Le président du parti islamiste Tawassoul, Mohamed Jemil Mansour, serait le premier à avoir réagi sur son compte tweeter. Il considère que les mouvements de l’ambassadeur des USA en Mauritanie sont suspects et provocateurs. Selon lui, «les Mauritaniens sont capables de régler leurs problèmes loin de toute ingérence de ce genre». Et c’est justement les récentes rencontres entre SEM Larry André et les antiesclavagistes d’IRA, de SOS Esclaves et d’El Hor qui semble avoir hérissé les poils de ceux qui dénoncent les actions de terrain du diplomate américain. D’autres considèrent cependant qu’il ne fait que son boulot et qu’il a d’ailleurs été reçu par les acteurs politiques dans leur bureau et à plusieurs reprises.

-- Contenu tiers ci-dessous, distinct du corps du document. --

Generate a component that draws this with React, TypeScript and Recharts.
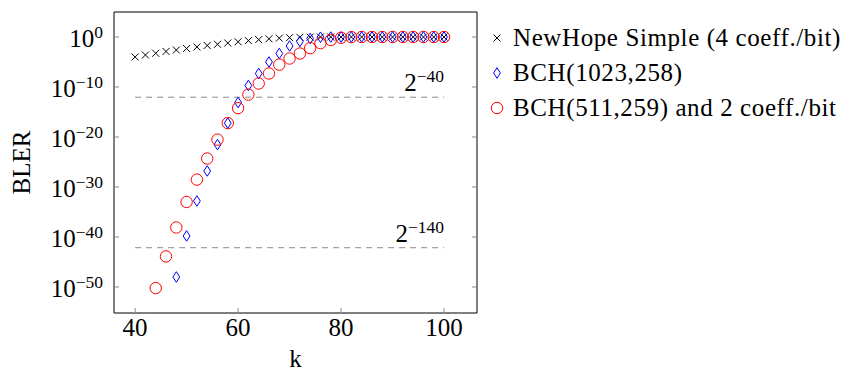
import React from 'react';
import { ScatterChart, Scatter, XAxis, YAxis, ReferenceLine, Label } from 'recharts';

const FONT = '"Liberation Serif", "DejaVu Serif", serif';
const FS = 25;
const SUP = 17.5;
const TICK_COLOR = '#8c8c8c';

// k values and block error rates
const newHopeK = [40, 42, 44, 46, 48, 50, 52, 54, 56, 58, 60, 62, 64, 66, 68, 70, 72, 74, 76, 78, 80, 82, 84, 86, 88, 90, 92, 94, 96, 98, 100];
const newHopeBler = [1e-4, 2.5e-4, 5.6e-4, 1.3e-3, 2.5e-3, 5e-3, 1e-2, 2e-2, 3.5e-2, 6.3e-2, 0.11, 0.19, 0.3, 0.44, 0.59, 0.74, 0.87, 0.95, 0.99, 1, 1, 1, 1, 1, 1, 1, 1, 1, 1, 1, 1];

const bch1023K = [48, 50, 52, 54, 56, 58, 60, 62, 64, 66, 68, 70, 72, 74, 76, 78, 80, 82, 84, 86, 88, 90, 92, 94, 96, 98, 100];
const bch1023Bler = [1e-48, 1.6e-40, 1.6e-33, 1.6e-27, 3e-22, 6e-18, 8e-14, 2e-10, 5e-8, 1e-5, 5e-4, 1.6e-2, 0.13, 0.5, 0.9, 0.99, 1, 1, 1, 1, 1, 1, 1, 1, 1, 1, 1];

const bch511K = [44, 46, 48, 50, 52, 54, 56, 58, 60, 62, 64, 66, 68, 70, 72, 74, 76, 78, 80, 82, 84, 86, 88, 90, 92, 94, 96, 98, 100];
const bch511Bler = [6e-51, 1.3e-44, 8e-39, 1e-33, 3e-29, 5e-25, 3e-21, 6e-18, 6e-15, 3e-12, 5e-10, 5e-8, 3e-6, 5e-5, 5e-4, 6e-3, 6e-2, 0.25, 0.7, 0.95, 1, 1, 1, 1, 1, 1, 1, 1, 1];

const xTicks = [40, 60, 80, 100];
const yTicks = [1e-50, 1e-40, 1e-30, 1e-20, 1e-10, 1];

const thresholds = [2 ** -40, 2 ** -140];
const thresholdExps = ['−40', '−140'];

const seriesNames = ['NewHope Simple (4 coeff./bit)', 'BCH(1023,258)', 'BCH(511,259) and 2 coeff./bit'];

const toPoints = (ks: number[], vals: number[]) => ks.map((k, i) => ({ k, bler: vals[i] }));

const newHopeData = toPoints(newHopeK, newHopeBler);
const bch1023Data = toPoints(bch1023K, bch1023Bler);
const bch511Data = toPoints(bch511K, bch511Bler);

const Cross = ({ cx, cy }: any) => (
  <g stroke="#000" strokeWidth={1}>
    <line x1={cx - 3.5} y1={cy - 3.5} x2={cx + 3.5} y2={cy + 3.5} />
    <line x1={cx - 3.5} y1={cy + 3.5} x2={cx + 3.5} y2={cy - 3.5} />
  </g>
);

const Diamond = ({ cx, cy }: any) => (
  <path
    d={`M${cx},${cy - 5.3} L${cx + 3.4},${cy} L${cx},${cy + 5.3} L${cx - 3.4},${cy} Z`}
    fill="none"
    stroke="#0000ff"
    strokeWidth={1}
  />
);

const Ring = ({ cx, cy }: any) => (
  <circle cx={cx} cy={cy} r={5.7} fill="none" stroke="#ff0000" strokeWidth={1} />
);

// tick marks point into the plot on all four sides (pgfplots style)
// bottom axis: label y = axis - 5 + tickMargin(10)
const XTick = ({ x, y, payload }: any) => (
  <g>
    <line x1={x} x2={x} y1={y - 10} y2={y - 5} stroke={TICK_COLOR} />
    <text x={x} y={y} dy={18} textAnchor="middle" fontFamily={FONT} fontSize={FS} fill="#000">
      {payload.value}
    </text>
  </g>
);

const TopTick = ({ x, y }: any) => <line x1={x} x2={x} y1={y - 5} y2={y} stroke={TICK_COLOR} />;

const RightTick = ({ x, y }: any) => <line x1={x} x2={x + 5} y1={y} y2={y} stroke={TICK_COLOR} />;

// left axis: label x = axis + 5 - tickMargin(16)
const YTick = ({ x, y, payload }: any) => {
  const exp = Math.round(Math.log10(payload.value));
  return (
    <g>
      <line x1={x + 11} x2={x + 16} y1={y} y2={y} stroke={TICK_COLOR} />
      <text x={x} y={y} textAnchor="end" fontFamily={FONT} fill="#000">
        <tspan dy={10} fontSize={FS}>10</tspan>
        <tspan dy={-9} fontSize={SUP}>{exp === 0 ? '0' : `−${-exp}`}</tspan>
      </text>
    </g>
  );
};

const thresholdLabel = (exp: string) => (props: any) => {
  const vb = props.viewBox || {};
  const right = vb.x + (vb.width || 0);
  return (
    <text x={right} y={vb.y} textAnchor="end" fontFamily={FONT} fill="#000">
      <tspan dy={-6} fontSize={FS}>2</tspan>
      <tspan dy={-9} fontSize={SUP}>{exp}</tspan>
    </text>
  );
};

const LegendMarker = ({ index }: { index: number }) => (
  <svg width={14} height={14} style={{ display: 'block' }}>
    {index === 0 && <Cross cx={7} cy={7} />}
    {index === 1 && <Diamond cx={7} cy={7} />}
    {index === 2 && <Ring cx={7} cy={7} />}
  </svg>
);

export default function App() {
  return (
    <div style={{ position: 'absolute', left: 0, top: 0, width: 842, height: 371, background: '#fff' }}>
      <ScatterChart width={842} height={371} margin={{ top: 11, right: 364, bottom: 0, left: 0 }}>
        <XAxis
          dataKey="k"
          type="number"
          domain={[35.9, 106.4]}
          ticks={xTicks}
          allowDataOverflow
          height={58}
          stroke="#000"
          tickSize={-5}
          tickMargin={10}
          tickLine={false}
          tick={<XTick />}
        >
          <Label
            content={({ viewBox }: any) => (
              <text x={viewBox.x + viewBox.width / 2} y={viewBox.y + viewBox.height - 4} textAnchor="middle" fontFamily={FONT} fontSize={FS} fill="#000">
                k
              </text>
            )}
          />
        </XAxis>
        <XAxis
          xAxisId="top"
          orientation="top"
          type="number"
          domain={[35.9, 106.4]}
          ticks={xTicks}
          allowDataOverflow
          height={1}
          stroke="#000"
          tickSize={-5}
          tickMargin={0}
          tickLine={false}
          tick={<TopTick />}
        />
        <YAxis
          dataKey="bler"
          type="number"
          scale="log"
          domain={[6.3e-56, 1e5]}
          ticks={yTicks}
          allowDataOverflow
          width={114}
          stroke="#000"
          tickSize={-5}
          tickMargin={16}
          tickLine={false}
          tick={<YTick />}
        >
          <Label
            content={({ viewBox }: any) => {
              const cy = viewBox.y + viewBox.height / 2;
              return (
                <text x={30} y={cy} transform={`rotate(-90 30 ${cy})`} textAnchor="middle" fontFamily={FONT} fontSize={FS} fill="#000">
                  BLER
                </text>
              );
            }}
          />
        </YAxis>
        <YAxis
          yAxisId="right"
          orientation="right"
          type="number"
          scale="log"
          domain={[6.3e-56, 1e5]}
          ticks={yTicks}
          allowDataOverflow
          width={1}
          stroke="#000"
          tickSize={-5}
          tickMargin={0}
          tickLine={false}
          tick={<RightTick />}
        />
        {thresholds.map((t, i) => (
          <ReferenceLine
            key={`thr-${i}`}
            segment={[{ x: 40, y: t }, { x: 100, y: t }]}
            stroke="#8a8a8a"
            strokeDasharray="6 5"
            label={thresholdLabel(thresholdExps[i])}
          />
        ))}
        <Scatter name={seriesNames[0]} data={newHopeData} shape={<Cross />} isAnimationActive={false} />
        <Scatter name={seriesNames[1]} data={bch1023Data} shape={<Diamond />} isAnimationActive={false} />
        <Scatter name={seriesNames[2]} data={bch511Data} shape={<Ring />} isAnimationActive={false} />
      </ScatterChart>
      <div style={{ position: 'absolute', left: 490, top: 20, fontFamily: FONT, fontSize: FS, color: '#000', letterSpacing: 0.6 }}>
        {seriesNames.map((name, i) => (
          <div key={name} style={{ display: 'flex', alignItems: 'center', height: 35, whiteSpace: 'nowrap' }}>
            <LegendMarker index={i} />
            <span style={{ marginLeft: 9 }}>{name}</span>
          </div>
        ))}
      </div>
    </div>
  );
}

Ainsi, la colère d’un pan de la classe politique semble avoir décuplé après la dernière entrevue sous forme de concertation entre les acteurs ennemis de la scène sociale sous l’arbitrage américain. Il s’agit du déjeuner auquel l’ambassadeur US avait convié des représentants du parti-état, l’Union Pour la République, en l’occurrence Oumar Ould Maatalla, Kory Ould Abdel Molla et Cheikh Ahmed Ould Zahav, le mouvement El Hor représenté par Samory Ould Beye, SOS Esclaves par son président Boubacar Ould Messaoud et IRA par Balla Touré. La configuration des invités montrait clairement que le représentant de l’administration américaine aurait chercha à jouer aux conciliateurs entre le pouvoir et les Haratines. Une telle lecture faite par les parties qui dénoncent ce qu’elles appellent «l’ingérence américaine dans les affaires intérieures » poussera certains à évoquer un probable rôle que le régime en place aurait assigné à la diplomatie américaine pour trouver une solution à l’épineux problème de l’esclavage avec toute sa bénédiction. L’hypothèse serait que sans l’aval de l’Etat mauritanien, l’ambassadeur américain n’aurait jamais osé si explicitement s’ingérer dans des affaires nationales.

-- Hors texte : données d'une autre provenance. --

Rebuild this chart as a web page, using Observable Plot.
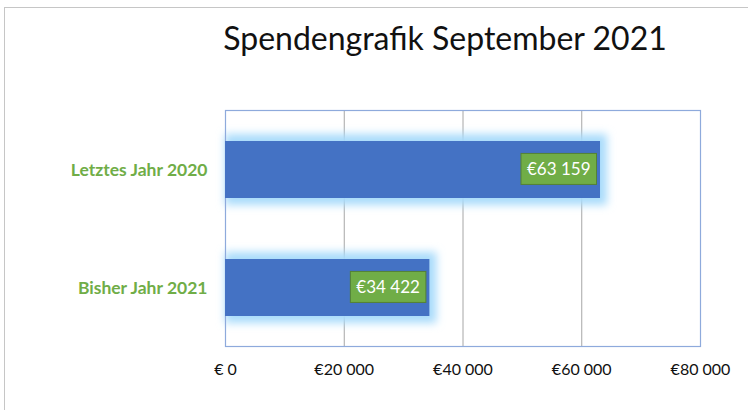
<!DOCTYPE html>
<html><head><meta charset="utf-8">
<script src="https://cdn.jsdelivr.net/npm/d3@7"></script>
<script src="https://cdn.jsdelivr.net/npm/@observablehq/plot@0.6"></script>
<style>
body{margin:0;background:#fff;}
#wrap{position:relative;width:748px;height:410px;overflow:hidden;font-family:Lato,sans-serif;background:#fff;}
#sheet{position:absolute;left:4px;top:7px;right:-4px;bottom:-4px;border-left:1.5px solid #c6c6c6;border-top:1.5px solid #c6c6c6;}
#title{position:absolute;left:0;top:17px;width:890px;text-align:center;font-size:32px;line-height:42px;color:#111;font-family:Lato,sans-serif;}
#chart{position:absolute;left:0;top:0;}
#chart g[aria-label="y-axis tick label"]{fill:#70ad47;font-weight:bold;font-size:17.5px;}
#chart g[aria-label="x-axis tick label"]{fill:#111;font-size:16px;}
</style>
</head><body>
<div id="wrap"><div id="sheet"></div><div id="title"></div><div id="chart"></div></div>
<script>
const titleText = "Spendengrafik September 2021";
const categories = ["Letztes Jahr 2020", "Bisher Jahr 2021"];
const values = [63159, 34422];
const tickValues = [0, 20000, 40000, 60000, 80000];
const tickLabels = ["€ 0", "€20 000", "€40 000", "€60 000", "€80 000"];

const data = categories.map((c, i) => ({category: c, value: values[i]}));
const fmt = d3.formatLocale({decimal: ",", thousands: " ", grouping: [3], currency: ["€", ""]}).format("$,.0f");

document.getElementById("title").textContent = titleText;

const chart = Plot.plot({
  width: 748, height: 410,
  marginLeft: 225, marginRight: 48, marginTop: 110, marginBottom: 64,
  style: {fontFamily: "Lato, sans-serif", fontSize: "15px", background: "transparent", overflow: "visible"},
  x: {domain: [0, 80000], ticks: tickValues, tickFormat: d => tickLabels[tickValues.indexOf(d)], tickSize: 0, tickPadding: 17, label: null},
  y: {domain: categories, paddingInner: 0.52, paddingOuter: 0.26, tickSize: 0, tickPadding: 18, label: null},
  marks: [
    Plot.ruleX(tickValues.slice(1, -1), {stroke: "#a6a6a6", strokeWidth: 1}),
    Plot.barX(data, {x: "value", y: "category", fill: "#a9dbfb", insetTop: -7, insetBottom: -7, insetRight: -7}),
    Plot.frame({stroke: "#8eaadc", strokeWidth: 1.2}),
    Plot.barX(data, {x: "value", y: "category", fill: "#4472c4"}),
    Plot.text(data, {x: "value", y: "category", text: d => fmt(d.value), textAnchor: "end", dx: -10, fill: "white", fontSize: 17})
  ]
});
document.getElementById("chart").appendChild(chart);

// glow filter on the first (halo) bar group
const ns = "http://www.w3.org/2000/svg";
const defs = document.createElementNS(ns, "defs");
defs.innerHTML = '<filter id="glow" x="-20%" y="-50%" width="140%" height="200%"><feGaussianBlur stdDeviation="4.5"/></filter>';
chart.insertBefore(defs, chart.firstChild);
const barGroups = chart.querySelectorAll('g[aria-label="bar"]');
if (barGroups.length) barGroups[0].setAttribute("filter", "url(#glow)");

// green label boxes behind value labels (same local coordinates as each text)
const textGroup = chart.querySelector('g[aria-label="text"]');
if (textGroup) {
  textGroup.querySelectorAll("text").forEach(t => {
    const bb = t.getBBox();
    const r = document.createElementNS(ns, "rect");
    const tr = t.getAttribute("transform");
    if (tr) r.setAttribute("transform", tr);
    r.setAttribute("x", bb.x - 6);
    r.setAttribute("y", bb.y + bb.height / 2 - 15.5);
    r.setAttribute("width", bb.width + 12);
    r.setAttribute("height", 31);
    r.setAttribute("fill", "#70ad47");
    r.setAttribute("stroke", "#548235");
    r.setAttribute("stroke-width", 1);
    textGroup.insertBefore(r, t);
  });
}
</script>
</body></html>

D’où la colère, selon certains analystes, du président du parti Sawab d’obédience baathiste, donc foncièrement antiaméricain, qui voit dans «les agitations» de SEM Larry André, le spectre de nouveaux troubles sociaux en Mauritanie. Après avoir considéré que le diplomate a outrepassé les limites extrêmes de sa mission, Abdessalam Ould Horma, le président du parti, devait rappeler sur son compte tweeter que c’est au cours de son service au Soudan que ce pays avait connu sa partition.
Cette coulée de laves pouvait rester jusque-là dans le domaine du profane, relèvent d’autres observateurs, si un diplomate de carrière de la trempe de Mohamed Vall Ould Bellal ne s’était invité dans le débat pour apporter main forte aux détracteurs des deux diplomates français et américains. Ould Bellal trouve que dans les conditions normales, il est permis à des ambassadeurs accrédités de s’informer des réalités du pays dans lequel ils sont appelés à servir, d’abord pour des raisons de renseignement et ensuite de culture générale pour le besoin de leurs missions premières, notamment le raffermissement des relations entre leur pays et le pays hôte et la déterminations de voies de coopération mutuellement avantageuses. Cela bien entendu, souligne-t-il en substance, avec l’aval du ministère des Affaires étrangères du pays hôte et après avis des autorités locales chargées de la sécurité. Dans ce cas précis, fera remarquer Ould Bellal, rien ne s’oppose à ce qu’un ambassadeur visite ou reçoit des hommes politiques ou des acteurs de la société civile, qu’ils soient du pouvoir ou de l’opposition. Seulement, pour les actions qui touchent à des questions purement nationales, l’ambassadeur ne serait pas selon lui autorisés à dépasser le seuil de la simple information. Il ne doit être ni partenaire, ni partie prenante dans une affaire qui touche la situation intérieure. Tout avis, proposition ou recommandation qu’il serait amené à formuler au cours de ses prises de contact et qui pourrait servir à consolider les relations entre son pays et le pays hôte devront être transmis par voie diplomatique aux autorités concernées. Pour Mohamed Vall Ould Bellal «chaque fois que la démarche d’un diplomate étranger sort de l’ordre naturel de ses missions, c’est qu’il y a une catastrophe qui se prépare», car selon lui, «la diplomatie, notamment la diplomatie occidentale, ne bouge dans ce genre de situation que pour satisfaire rapidement des intérêts avant que l’opportunité ne passe ou contrer un mal avant qu’il ne survienne».